National Plan for Music Education: recommendations from Changing Tracks’ learning, Jan 2022

Three ripples in a pond

[First published as a password-protected blog in January 2022]

Following are the recommendations provided to the panel convened for the refresh of the National Plan for Music Education, on behalf of Changing Tracks. We hope they’re of interest and use to a wide range of music services, hubs, funders and policy makers. They could be used as a tool for discussion in meetings and working groups.

We’re keen to hear your feedback, either on our social media or by emailing

Changing Tracks focuses on embedding musical inclusion practice within music services, as the core local infrastructure for instrumental music tuition, and as leaders/members of hub partnerships.
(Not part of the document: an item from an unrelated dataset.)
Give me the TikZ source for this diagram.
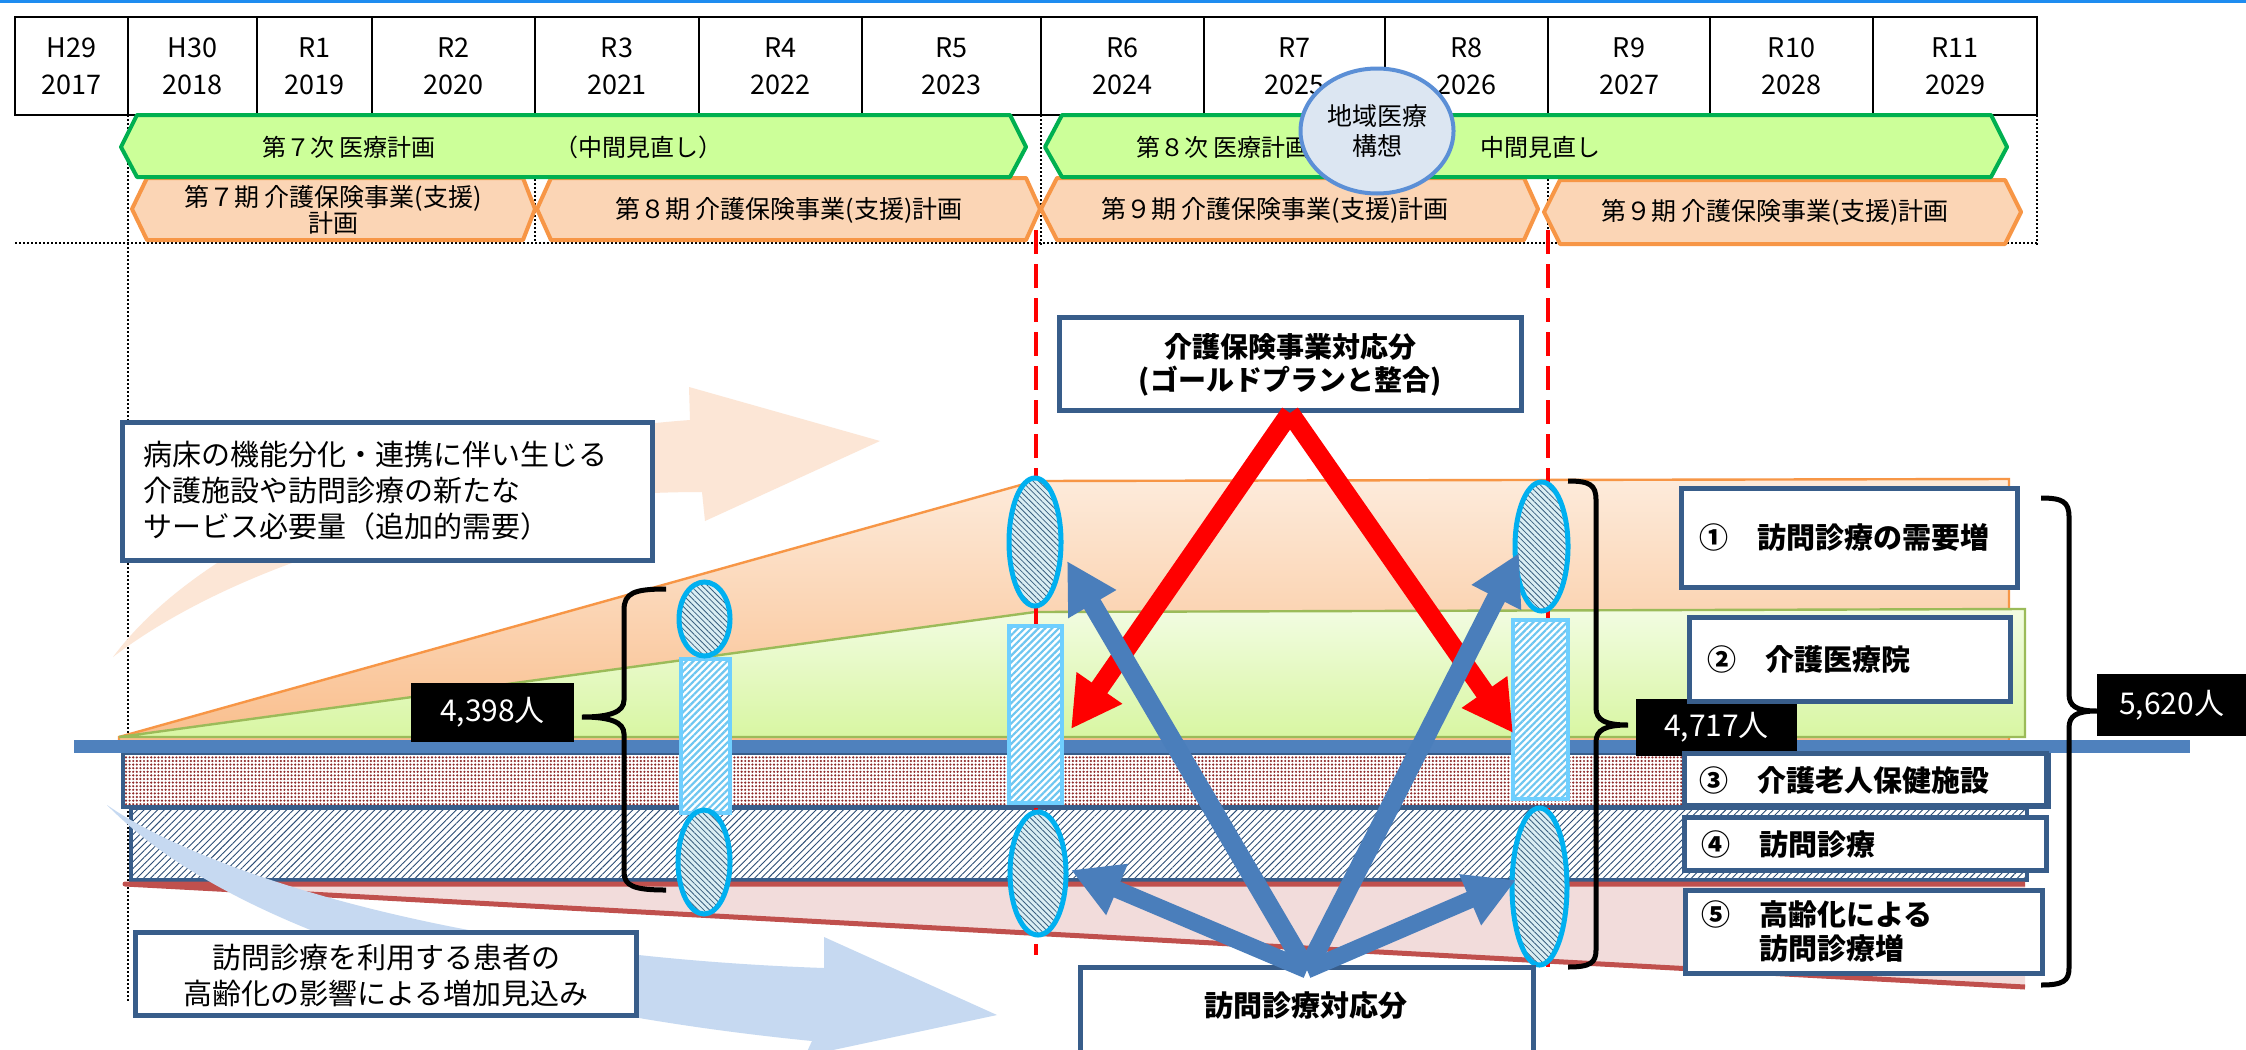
\documentclass[tikz,border=0pt]{standalone}
\usepackage{fontspec}
\setmainfont{Noto Sans CJK JP}
\usetikzlibrary{arrows.meta,shapes.geometric,patterns.meta}
\definecolor{topblue}{HTML}{1E8CF0}
\definecolor{grnfill}{HTML}{CCFF99}
\definecolor{grnline}{HTML}{00B050}
\definecolor{orgfill}{HTML}{FBD5B5}
\definecolor{orgline}{HTML}{F79646}
\definecolor{boxblue}{HTML}{385D8A}
\definecolor{lineblue}{HTML}{4F81BD}
\definecolor{arrblue}{HTML}{4A7EBB}
\definecolor{arrred}{HTML}{FF0000}
\definecolor{cyanline}{HTML}{00B0F0}
\definecolor{rectline}{HTML}{6FCFFF}
\definecolor{ellfill}{HTML}{DAEEF3}
\definecolor{ellhatch}{HTML}{3A6080}
\definecolor{recthatch}{HTML}{6EC6F0}
\definecolor{peach}{HTML}{FCE6D6}
\definecolor{faintblue}{HTML}{C6D9F1}
\definecolor{redline}{HTML}{C0504D}
\definecolor{pinkfill}{HTML}{F2DCDB}
\definecolor{dotred}{HTML}{8E2A2A}
\definecolor{hatchnavy}{HTML}{2C4D75}
\definecolor{ovalfill}{HTML}{DCE6F2}
\definecolor{ovalline}{HTML}{5B8FD6}
\definecolor{orgtop}{HTML}{FDEBDB}
\definecolor{orgbot}{HTML}{F9BE8C}
\definecolor{grntop}{HTML}{F2FCE2}
\definecolor{grnbot}{HTML}{D8F6A2}
\definecolor{grnedge}{HTML}{9BBB59}
\tikzset{
  cell/.style={draw=black, line width=1.3pt, minimum height=49pt, inner sep=0pt, align=center, font=\fontsize{13.5}{18.5}\selectfont},
  gbanner/.style={draw=grnline, fill=grnfill, line width=2pt, line join=round},
  obanner/.style={draw=orgline, fill=orgfill, line width=2pt, line join=round},
  bantext/.style={inner sep=0pt, align=center, font=\fontsize{12}{13}\selectfont},
  infobox/.style={draw=boxblue, line width=2.5pt, fill=white, inner sep=0pt},
  plaintext/.style={inner sep=0pt, font=\fontsize{14.5}{18}\selectfont},
  boldtext/.style={inner sep=0pt, font=\bfseries\fontsize{14.5}{17}\selectfont},
  numlabel/.style={fill=black, text=white, inner sep=0pt, font=\fontsize{15}{15}\selectfont},
  bracepath/.style={draw=black, line width=2.5pt},
  hatchoval/.style={ellipse, draw=cyanline, line width=2.5pt, preaction={fill=ellfill}, pattern={Lines[angle=-45,distance=2pt,line width=0.4pt]}, pattern color=ellhatch, inner sep=0pt},
  hatchbar/.style={rectangle, draw=rectline, line width=2pt, preaction={fill=white}, pattern={Lines[angle=45,distance=2.4pt,line width=1.1pt]}, pattern color=recthatch, inner sep=0pt},
  redarrow/.style={draw=arrred, line width=9.5pt, -{Triangle[length=25pt,width=26pt]}},
  bluearrow/.style={draw=arrblue, line width=9.5pt, -{Triangle[length=25pt,width=26pt]}},
  bluearrowthin/.style={draw=arrblue, line width=8.5pt, -{Triangle[length=25pt,width=26pt]}},
  reddash/.style={draw=arrred, line width=2pt, dash pattern=on 12pt off 5pt},
  dotline/.style={draw=black, line width=1pt, dash pattern=on 1pt off 1pt},
}
\begin{document}
\begin{tikzpicture}[x=0.5pt,y=-0.5pt]
\useasboundingbox (0,0) rectangle (2246,1049);
\fill[white] (0,0) rectangle (2246,1049);
\fill[topblue] (0,0) rectangle (2246,3);

% dotted guide lines
\draw[dotline] (128,115) -- (128,1003);
\draw[dotline] (535,115) -- (535,243);
\draw[dotline] (1041,115) -- (1041,245);
\draw[dotline] (1547.5,115) -- (1547.5,245);
\draw[dotline] (2037,115) -- (2037,245);
\draw[dotline] (15,243) -- (2037,243);

% faint peach arrow
\fill[peach] (113,657) .. controls (200,540) and (420,440) .. (690,420) -- (689,387) -- (880,441) -- (705,521) -- (702,492) .. controls (470,492) and (240,560) .. (113,657) -- cycle;

% orange and green areas
\path[draw=orgline, line width=1.2pt, top color=orgtop, bottom color=orgbot] (119,737) -- (1035,481) -- (2009,479) -- (2009,742) -- (119,742) -- cycle;
\path[draw=grnedge, line width=1.2pt, top color=grntop, bottom color=grnbot] (119,737) -- (1035,612) -- (2025,609) -- (2025,737) -- cycle;

% area 5 fill
\fill[pinkfill] (125,884) -- (2025,884) -- (2025,987) -- cycle;
% bands 3 and 4
\draw[draw=boxblue, line width=1.8pt, preaction={fill=white}, pattern={Dots[distance=1.8pt,radius=0.6pt]}, pattern color=dotred] (123,753) rectangle (2049,807);
\draw[draw=boxblue, line width=1.8pt, preaction={fill=white}, pattern={Lines[angle=45,distance=2.4pt,line width=0.45pt]}, pattern color=hatchnavy] (131,808) rectangle (2027,880);
\draw[draw=redline, line width=2.5pt, line join=round] (2025,884) -- (125,884) -- (2025,987);

% faint blue arrow
\fill[faintblue] (107,805) .. controls (200,870) and (450,955) .. (824,968) -- (824,937) -- (997,1015) -- (805,1056) -- (812,1041) .. controls (500,1010) and (230,930) .. (107,805) -- cycle;

% blue base line
\fill[lineblue] (74,740) rectangle (2190,753);

% red dashed lines
\draw[reddash] (1036,230) -- (1036,955);
\draw[reddash] (1548,230) -- (1548,967);

% year table
\node[cell, minimum width=56.5pt] (c1) at (71.5,66) {H29\\2017};
\node[cell, minimum width=64.5pt] (c2) at (192.5,66) {H30\\2018};
\node[cell, minimum width=57.5pt] (c3) at (314.5,66) {R1\\2019};
\node[cell, minimum width=81.5pt] (c4) at (453.5,66) {R2\\2020};
\node[cell, minimum width=82pt] (c5) at (617,66) {R3\\2021};
\node[cell, minimum width=81.5pt] (c6) at (780.5,66) {R4\\2022};
\node[cell, minimum width=89.5pt] (c7) at (951.5,66) {R5\\2023};
\node[cell, minimum width=81.5pt] (c8) at (1122.5,66) {R6\\2024};
\node[cell, minimum width=90.5pt] (c9) at (1294.5,66) {R7\\2025};
\node[cell, minimum width=81.5pt] (c10) at (1466.5,66) {R8\\2026};
\node[cell, minimum width=81pt] (c11) at (1629,66) {R9\\2027};
\node[cell, minimum width=81.5pt] (c12) at (1791.5,66) {R10\\2028};
\node[cell, minimum width=82pt] (c13) at (1955,66) {R11\\2029};

% orange banners
\draw[obanner] (132,209) -- (147,178) -- (523,178) -- (535,209) -- (523,240) -- (147,240) -- cycle;
\draw[obanner] (537,209) -- (551,178) -- (1026,178) -- (1040,209) -- (1026,240) -- (551,240) -- cycle;
\draw[obanner] (1041,209) -- (1057,178) -- (1524,178) -- (1538,209) -- (1524,240) -- (1057,240) -- cycle;
\draw[obanner] (1544,212) -- (1560,180) -- (2005,180) -- (2021,212) -- (2005,244) -- (1560,244) -- cycle;
\node[bantext, font=\fontsize{12.5}{13}\selectfont] (o1) at (333,210) {第７期 介護保険事業(支援)\\計画};
\node[bantext, font=\fontsize{12.5}{13}\selectfont] (o2) at (789,210) {第８期 介護保険事業(支援)計画};
\node[bantext, font=\fontsize{12.5}{13}\selectfont] (o3) at (1275,210) {第９期 介護保険事業(支援)計画};
\node[bantext, font=\fontsize{12.5}{13}\selectfont] (o4) at (1775,212) {第９期 介護保険事業(支援)計画};

% green banners
\draw[gbanner] (121,147) -- (137,115) -- (1010,115) -- (1026,147) -- (1010,177) -- (137,177) -- cycle;
\draw[gbanner] (1045,147) -- (1062,115) -- (1991,115) -- (2007,147) -- (1991,177) -- (1062,177) -- cycle;
\node[bantext] (g1) at (349,147) {第７次 医療計画};
\node[bantext] (g2) at (638,147) {（中間見直し）};
\node[bantext] (g3) at (1223,147) {第８次 医療計画};
\node[bantext] (g4) at (1540,147) {中間見直し};

% regional vision oval
\node[ellipse, draw=ovalline, fill=ovalfill, line width=2pt, minimum width=76.5pt, minimum height=62.5pt, inner sep=0pt, align=center, font=\fontsize{12.5}{15}\selectfont] (kousou) at (1377,131) {地域医療\\構想};

% left text boxes
\node[infobox, minimum width=265pt, minimum height=69pt] (boxA) at (387.5,491.5) {};
\node[plaintext, anchor=west, align=left] (boxAtext) at (143,491) {病床の機能分化・連携に伴い生じる\\介護施設や訪問診療の新たな\\サービス必要量（追加的需要）};
\node[infobox, minimum width=250.5pt, minimum height=41.5pt] (boxB) at (386,974) {};
\node[plaintext, align=center] (boxBtext) at (386,975) {訪問診療を利用する患者の\\高齢化の影響による増加見込み};

% hatched columns
\node[hatchbar, minimum width=24.5pt, minimum height=77pt] (bar1) at (705.5,736) {};
\node[hatchbar, minimum width=26.5pt, minimum height=88.5pt] (bar2) at (1035.5,714.5) {};
\node[hatchbar, minimum width=27.5pt, minimum height=89.5pt] (bar3) at (1540.5,709.5) {};
\node[hatchoval, minimum width=25.5pt, minimum height=37pt] (top1) at (704.5,619) {};
\node[hatchoval, minimum width=26pt, minimum height=52pt] (bot1) at (704,862) {};
\node[hatchoval, minimum width=26pt, minimum height=64pt] (top2) at (1035,542) {};
\node[hatchoval, minimum width=28pt, minimum height=61.5pt] (bot2) at (1038,873.5) {};
\node[hatchoval, minimum width=26.5pt, minimum height=64.5pt] (top3) at (1541.5,546.5) {};
\node[hatchoval, minimum width=27.5pt, minimum height=78.5pt] (bot3) at (1539.5,886.5) {};

% braces
\draw[bracepath] (666,589) .. controls (634,589) and (624,593) .. (624,610) -- (624,700) .. controls (624,712) and (610,717) .. (582,717) .. controls (610,717) and (624,722) .. (624,734) -- (624,872) .. controls (624,886) and (634,890) .. (666,890);
\draw[bracepath] (1568,481) .. controls (1590,481) and (1596,485) .. (1596,500) -- (1596,708) .. controls (1596,720) and (1605,725) .. (1628,725) .. controls (1605,725) and (1596,730) .. (1596,742) -- (1596,950) .. controls (1596,963) and (1590,967) .. (1568,967);
\draw[bracepath] (2041,498) .. controls (2063,498) and (2069,502) .. (2069,517) -- (2069,694) .. controls (2069,706) and (2076,711) .. (2097,711) .. controls (2076,711) and (2069,716) .. (2069,728) -- (2069,968) .. controls (2069,981) and (2063,985) .. (2041,985);

% number labels
\node[numlabel, minimum width=81.5pt, minimum height=29.5pt] (lab1) at (492.5,712.5) {4,398人};
\node[numlabel, minimum width=80.5pt, minimum height=28.5pt] (lab2) at (1716.5,727.5) {4,717人};
\node[numlabel, minimum width=74.5pt, minimum height=31pt] (lab3) at (2171.5,705) {5,620人};

% right legend boxes
\node[infobox, minimum width=168pt, minimum height=49.5pt] (r1) at (1849.5,538) {};
\node[infobox, minimum width=160.5pt, minimum height=42pt] (r2) at (1850,659.5) {};
\node[infobox, minimum width=181pt, minimum height=26pt] (r3) at (1865.5,779.5) {};
\node[infobox, minimum width=181pt, minimum height=26.5pt] (r4) at (1865.5,844) {};
\node[infobox, minimum width=178.5pt, minimum height=41.5pt] (r5) at (1864,932) {};
\node[boldtext, anchor=west] (r1t) at (1699,537) {①　訪問診療の需要増};
\node[boldtext, anchor=west] (r2t) at (1707,659) {②　介護医療院};
\node[boldtext, anchor=west] (r3t) at (1699,780) {③　介護老人保健施設};
\node[boldtext, anchor=west] (r4t) at (1701,844) {④　訪問診療};
\node[boldtext, anchor=west, align=left] (r5t) at (1701,931) {⑤　高齢化による\\\phantom{⑤　}訪問診療増};

% centre boxes
\node[infobox, minimum width=231pt, minimum height=46.5pt] (boxK) at (1290.5,364) {};
\node[boldtext, align=center, font=\bfseries\fontsize{14}{16.5}\selectfont] (boxKt) at (1290,365) {介護保険事業対応分\\(ゴールドプランと整合)};
\node[infobox, minimum width=226.5pt, minimum height=52pt] (boxH) at (1307,1019.5) {};
\node[boldtext] (boxHt) at (1306,1006) {訪問診療対応分};

% arrows
\coordinate (rsrc) at (1290,413);
\coordinate (rtipL) at (1071,729);
\coordinate (rtipR) at (1513,733);
\draw[redarrow] (rsrc) -- (rtipL);
\draw[redarrow] (rsrc) -- (rtipR);
\coordinate (bsrc) at (1307,970);
\coordinate (btip1) at (1067,561);
\coordinate (btip2) at (1519,553);
\coordinate (btip3) at (1071,870);
\coordinate (btip4) at (1516,880);
\draw[bluearrow] (bsrc) -- (btip1);
\draw[bluearrow] (bsrc) -- (btip2);
\draw[bluearrowthin] (bsrc) -- (btip3);
\draw[bluearrowthin] (bsrc) -- (btip4);
\end{tikzpicture}
\end{document}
It draws on Michael Davidson’s doctoral research at SOAS, which offers the following suggestions towards the NPME refresh:

Strategy & funding

  1. Promote learning music as a skill for life-long flourishing citizenship.
  2. Promote the value of music services to local authorities, as part of a multi-agency solution to challenges facing children and young people.
  3. In particular, align services/hub leads with local authorities’ preventative health and inclusion agendas, to benefit pupils at risk of school and social exclusion.
  4. Link services/hub leads into LA/schools/academies’ broader Equality, Diversity and Inclusion (EDI) planning and resource provision.
  5. Require services to embed EDI action planning within business planning and to support hub commissioning processes.
  6. Set a requirement for the monitoring of engagement, retention and progression of vulnerable young people within hub monitoring.

Workforce and organisational development

  • Encourage services to employ a more diverse range of instrumental music teachers, broadening workforce demographic profile, skills and experience, in order to diversify pedagogy.
  • To support instrumental teachers to adapt their practice to the needs and interests of all young people, encourage an outcomes approach within CPD and quality systems, embedding critical reflection and communities of practice.
  • To support tutors to diversify their practice, encourage services/hub leads to develop alternative and creative musical progression routes, including within schools, local community settings and venues, and into HE and creative industries.


  1. Encourage the development of improvisation and composition within WCET, and of progression opportunities for these. See our blog about inclusive WCET / First Access.
  2. Encourage ‘joined-up working’ between instrumental music, curriculum music teaching, and school pastoral teams, in particular developing conversations with SENCOs to support differentiation.
  3. Encourage instrumental teacher research as a catalyst for development, promoting the value of drawing on ecosystems beyond conservatoire models.
  4. Encourage international/national networks of instrumental music teacher researchers.